Essa noite tive um susto: me vi olhando, catatônico, para seus copos e talheres, aqueles que ela tinha usado. Quis as bitucas de cigarro com batom rosa -que ela quase nunca usa, mas deixou marcados no cinzeiro hoje. Só que de nada adianta, não existem olhos pra mim. Não existem mais olhos pra mim.
Vestidos e outras peças de roupa me cercam o dia inteiro. De manhã, de tarde e de noite. Permita-me, menina, esse abuso com sua pessoa. Passo um bom tempo ocupado em livrar meu pensamento e é pior, adoeci de você.
Quando fui dormir, concentrado em uma lembrança de algum dia mais inteiro, com ela, percebo.
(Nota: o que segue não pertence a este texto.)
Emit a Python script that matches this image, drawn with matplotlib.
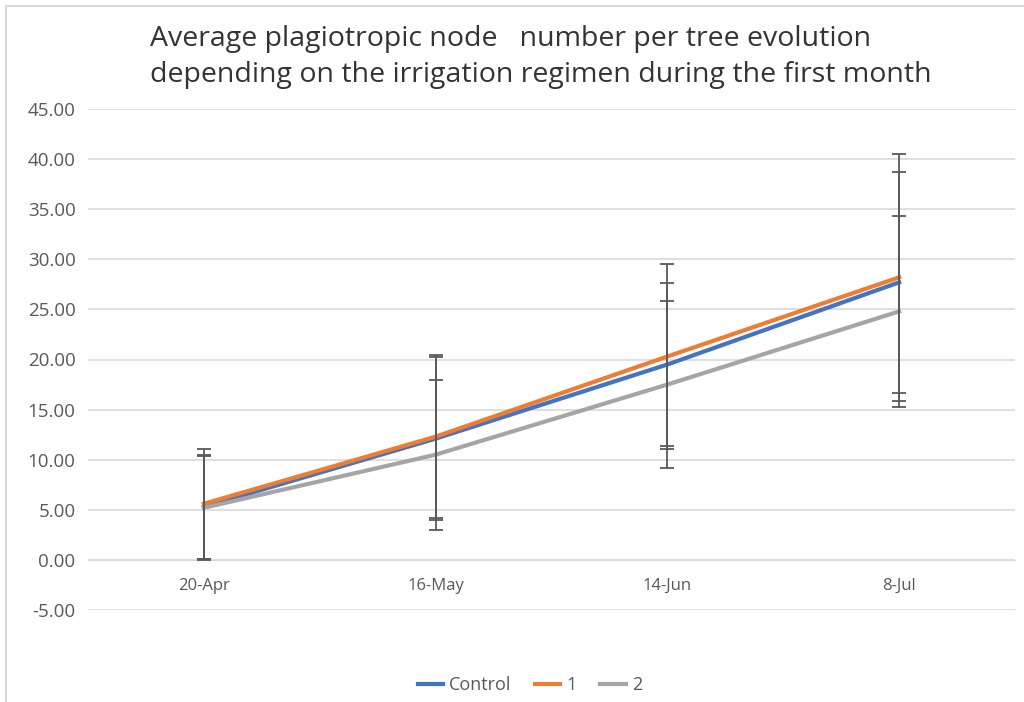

Percebo que não sou infeliz longe de quem amo, somente um pouco menor... Embora finja que não sei, é sempre melhor quando não me sujeito aos seus caprichos. Porque não preciso me humilhar.
Por um minuto, penso em como seria vê-la sem tanta agonia e fico aliviado. É uma escolha minha, depende de mim, e me culpo, torturado.
Às quatro da manhã estou puto da vida. Pelo amor de Deus, vá embora, passe sem me deixar tonto, não entre no meu sonho, não cheire tão bem, não tenha olhos tão bonitos, cumpra as regras que lhe imponho.
Em outro instante, desejo que ela esteja sempre perto ou não tão longe, pra eu não ficar completamente sozinho, que é meu medo. Viro pro lado e durmo.

*não sei a quem pode interessar, mas está aí feito almanacão de férias. enquanto não volta a estranha mania de pôr as idéias em palavras, aí vão coisas do passado. tá bom, a mania nunca passa... mas deixa eu quieta um pouco.